In February 2013, the song resurfaced on the Bubbling Under R&B/Hip-Hop Singles chart at #5 for one week.

==Music video==
The music video was directed by Puff Daddy and features a narrative where he invites a security guard (played by Tracy Morgan) to a house party.
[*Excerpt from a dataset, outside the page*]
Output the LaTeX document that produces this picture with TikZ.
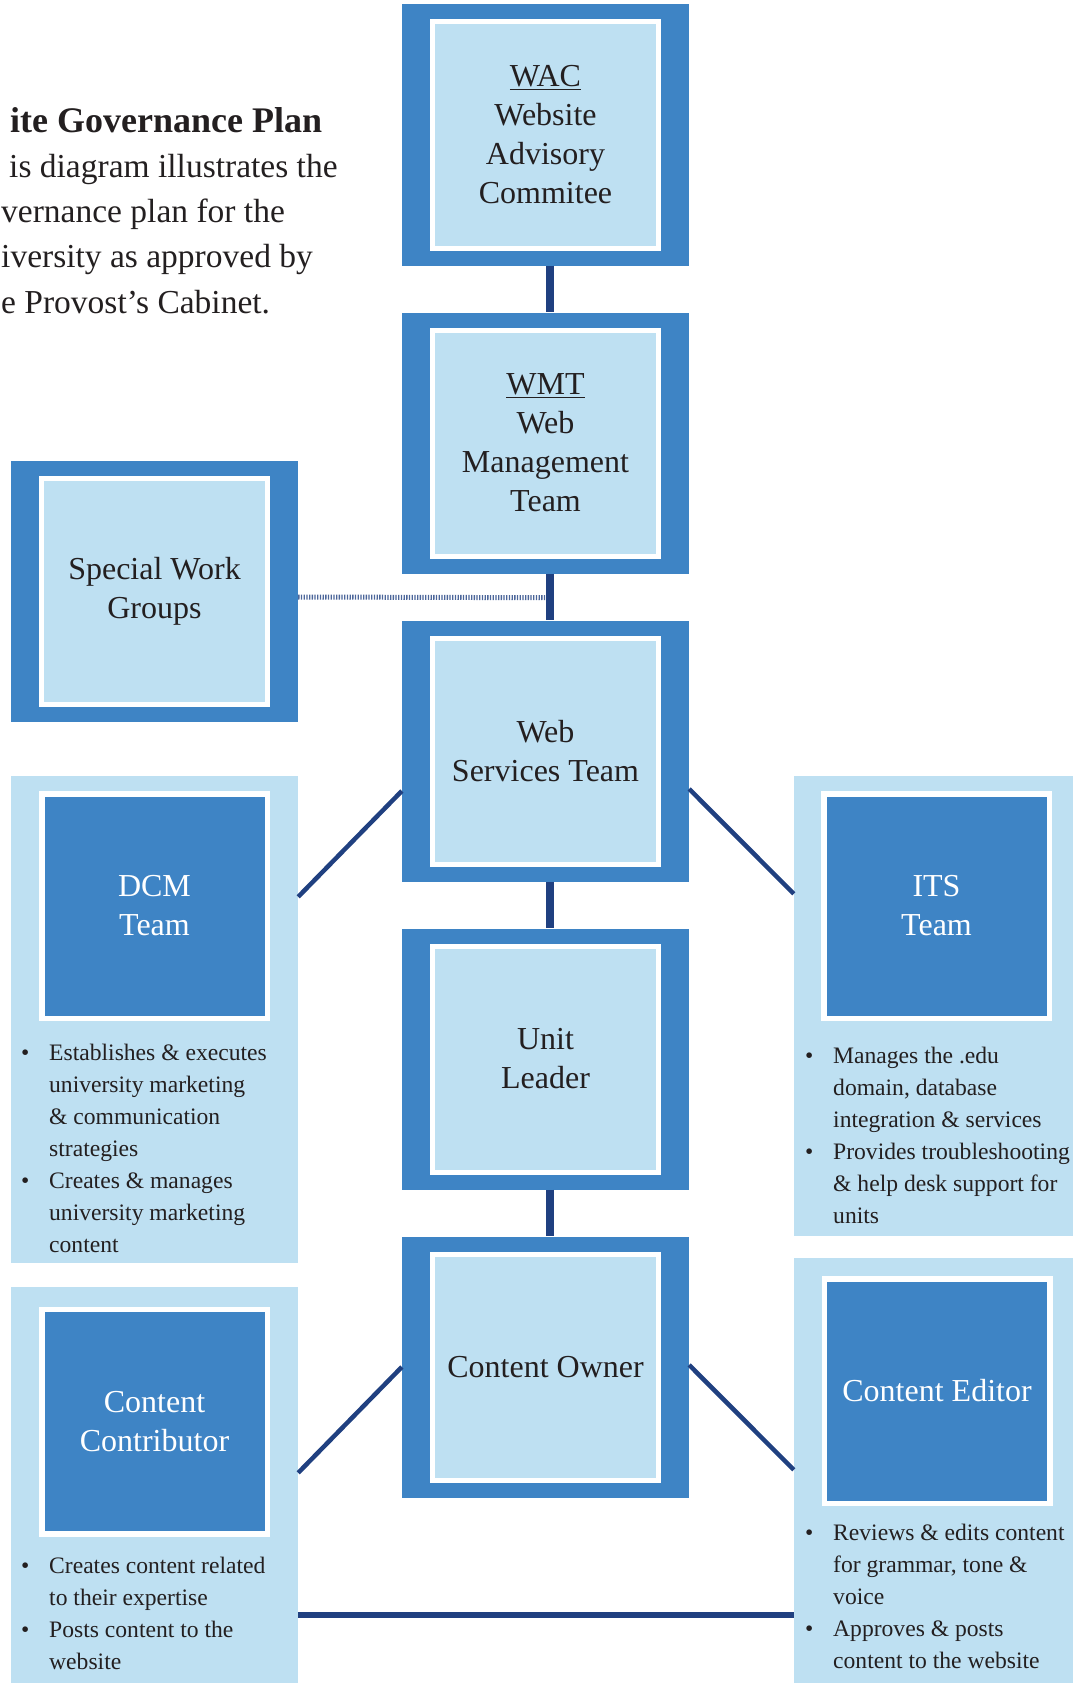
\documentclass[tikz,border=0pt]{standalone}
\usepackage{fontspec}
\setmainfont{Liberation Serif}
\usetikzlibrary{positioning}
\definecolor{boxblue}{RGB}{62,132,197}
\definecolor{paleblue}{RGB}{190,224,242}
\definecolor{navy}{RGB}{32,64,128}
\definecolor{inkgray}{RGB}{35,31,32}
\newcommand{\bul}{\makebox[28pt][l]{\textbullet}}
\newcommand{\listfont}{\fontsize{23.6}{32}\selectfont}
\tikzset{
  govbox/.style={rectangle, fill=boxblue, minimum width=287pt, minimum height=261pt,
    inner sep=0pt, align=center, text=inkgray, font=\fontsize{32}{39}\selectfont,
    path picture={
      \fill[white] ([shift={(28pt,-15pt)}]path picture bounding box.north west)
        rectangle ([shift={(-28pt,15pt)}]path picture bounding box.south east);
      \fill[paleblue] ([shift={(33pt,-20pt)}]path picture bounding box.north west)
        rectangle ([shift={(-33pt,20pt)}]path picture bounding box.south east);
    }},
  panel/.style={rectangle, fill=paleblue, minimum width=287pt, inner sep=0pt},
  rolebox/.style={rectangle, fill=boxblue, draw=white, line width=5.5pt,
    minimum width=225.5pt, minimum height=224.5pt, align=center, text=white,
    font=\fontsize{32}{39}\selectfont},
  bullets/.style={anchor=base west, inner sep=0pt, text=inkgray, font=\listfont},
  intro/.style={anchor=base west, inner sep=0pt, text=inkgray, font=\fontsize{33.5}{45}\selectfont},
  spine/.style={navy, line width=8pt},
  link/.style={navy, line width=4.5pt},
  dotlink/.style={navy!80, line width=5pt, dash pattern=on 1.3pt off 1.4pt}
}
\begin{document}
\begin{tikzpicture}[x=1pt,y=-1pt]
  \useasboundingbox (0,0) rectangle (1072,1683);
  \node[intro, font=\bfseries\fontsize{36}{45}\selectfont] (title) at (10,132) {ite Governance Plan};
  \node[intro] (intro1) at (9,177) {is diagram illustrates the};
  \node[intro] (intro2) at (1,222) {vernance plan for the};
  \node[intro] (intro3) at (1,267) {iversity as approved by};
  \node[intro] (intro4) at (1,313) {e Provost’s Cabinet.};

  \node[govbox] (WAC) at (545.5,135) {\underline{WAC}\\Website\\Advisory\\Commitee};
  \node[govbox] (WMT) at (545.5,443) {\underline{WMT}\\Web\\Management\\Team};
  \node[govbox] (WST) at (545.5,751) {Web\\Services Team};
  \node[govbox] (UL) at (545.5,1059) {Unit\\Leader};
  \node[govbox] (CO) at (545.5,1367) {Content Owner};
  \node[govbox] (SWG) at (154.5,591.5) {Special Work\\Groups};

  \node[panel, minimum height=487pt] (dcmpanel) at (154.5,1019.5) {};
  \node[panel, minimum height=460pt] (itspanel) at (937.5,1006) {};
  \node[panel, minimum height=403pt] (ccpanel) at (154.5,1488.5) {};
  \node[panel, minimum height=432pt] (cepanel) at (937.5,1474) {};

  \node[rolebox] (DCM) at (154.5,906) {DCM\\Team};
  \node[rolebox] (ITS) at (936.5,906) {ITS\\Team};
  \node[rolebox] (CC) at (154.5,1421.5) {Content\\Contributor};
  \node[rolebox] (CE) at (937,1391) {Content Editor};

  \node[bullets] (dcmlist) at (21,1060) {\listfont\begin{tabular}[t]{@{}l@{}l@{}}
    \bul & Establishes \& executes\\
    & university marketing\\
    & \& communication\\
    & strategies\\
    \bul & Creates \& manages\\
    & university marketing\\
    & content
  \end{tabular}};
  \node[bullets] (itslist) at (805,1063) {\listfont\begin{tabular}[t]{@{}l@{}l@{}}
    \bul & Manages the .edu\\
    & domain, database\\
    & integration \& services\\
    \bul & Provides troubleshooting\\
    & \& help desk support for\\
    & units
  \end{tabular}};
  \node[bullets] (cclist) at (21,1573) {\listfont\begin{tabular}[t]{@{}l@{}l@{}}
    \bul & Creates content related\\
    & to their expertise\\
    \bul & Posts content to the\\
    & website
  \end{tabular}};
  \node[bullets] (celist) at (805,1540) {\listfont\begin{tabular}[t]{@{}l@{}l@{}}
    \bul & Reviews \& edits content\\
    & for grammar, tone \&\\
    & voice\\
    \bul & Approves \& posts\\
    & content to the website
  \end{tabular}};

  \foreach \a/\b in {WAC/WMT,WMT/WST,WST/UL,UL/CO}
    \draw[spine] ([xshift=4pt]\a.south) -- ([xshift=4pt]\b.north);
  \draw[dotlink] ([yshift=-5.5pt]SWG.east) -- ([xshift=0pt,yshift=-24pt]WMT.south);
  \draw[link] ([yshift=-40pt]WST.west) -- ([yshift=-121pt]dcmpanel.north east);
  \draw[link] ([yshift=-38pt]WST.east) -- ([yshift=-118pt]itspanel.north west);
  \draw[link] (CO.west) -- ([yshift=-186pt]ccpanel.north east);
  \draw[link] ([yshift=2pt]CO.east) -- ([yshift=-212pt]cepanel.north west);
  \draw[link, line width=5.5pt] ([yshift=-328pt]ccpanel.north east) -- ([yshift=-357pt]cepanel.north west);
\end{tikzpicture}
\end{document}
The video is notable for its extensive cameos from figures in hip hop and pop culture, including 98 Degrees, Krayzie Bone, Thug Queen, Cuban Link, Wish Bone, Missy "Misdemeanor" Elliott, Nas, Jennifer Lopez, Lil' Cease, and Fat Joe.

==Track listing==
===12-inch single===
A-side
1. "Notorious" (club mix) – 3:12
2. "Notorious" (instrumental) – 3:12
B-side
1. "Dead Wrong" (radio edit) – 3:12
2. "Nasty Boy" (remix) – 4:15

===Remix===
A-side
1. "Notorious" (remix) (dirty mix)
2. "Notorious" (remix) (clean mix)
3. "Notorious" (remix) (instrumental)
B-side
1. "Biggie" (dirty mix)
2. "Biggie" (clean mix)
3. "Biggie" (instrumental)

===CD single===
1. "The Notorious B.I.G." (radio mix)
2. "The Notorious B.I.G." (club mix)
3. "The Notorious B.I.G." (instrumental)
4. "Dead Wrong" (Main w-o Eminem)
5. "One More Chance"/"Stay with Me" (remix)

==Charts==

Chart performance for "Notorious B.I.G."
| Chart (1999–2000) | Peak position |
|---|---|
| Australia (ARIA) | 51 |
| Belgium (Ultratip Bubbling Under Flanders) | 15 |
| Europe (Eurochart Hot 100) | 61 |
| Germany (GfK) | 56 |
| France (SNEP) | 95 |
| Ireland (IRMA) | 46 |
| Netherlands (Dutch Top 40 Tipparade) | 11 |
| Netherlands (Single Top 100) | 78 |
| Scotland Singles (Official Charts) | 34 |
| Sweden (Sverigetopplistan) | 44 |
| Switzerland (Schweizer Hitparade) | 68 |
| UK Singles (Official Charts) | 16 |
| UK Hip Hop/R&B (Official Charts) | 4 |
| US Billboard Hot 100 | 82 |
| US Hot R&B/Hip-Hop Songs (Billboard) | 30 |
| US Rhythmic Airplay (Billboard) | 28 |

| Chart (2009) | Peak position |
|---|---|
| Canada Digital Song Sales (Billboard) | 49 |

===Year-end charts===

| Chart (2000) | Position |
|---|---|
| UK Urban (Music Week) | 27 |

==Certifications==

Certifications for "Notorious B.I.G."
| Region | Certification | Certified units/sales |
| New Zealand (RMNZ) | Gold | 15,000^{‡} |
^{‡} Sales+streaming figures based on certification alone.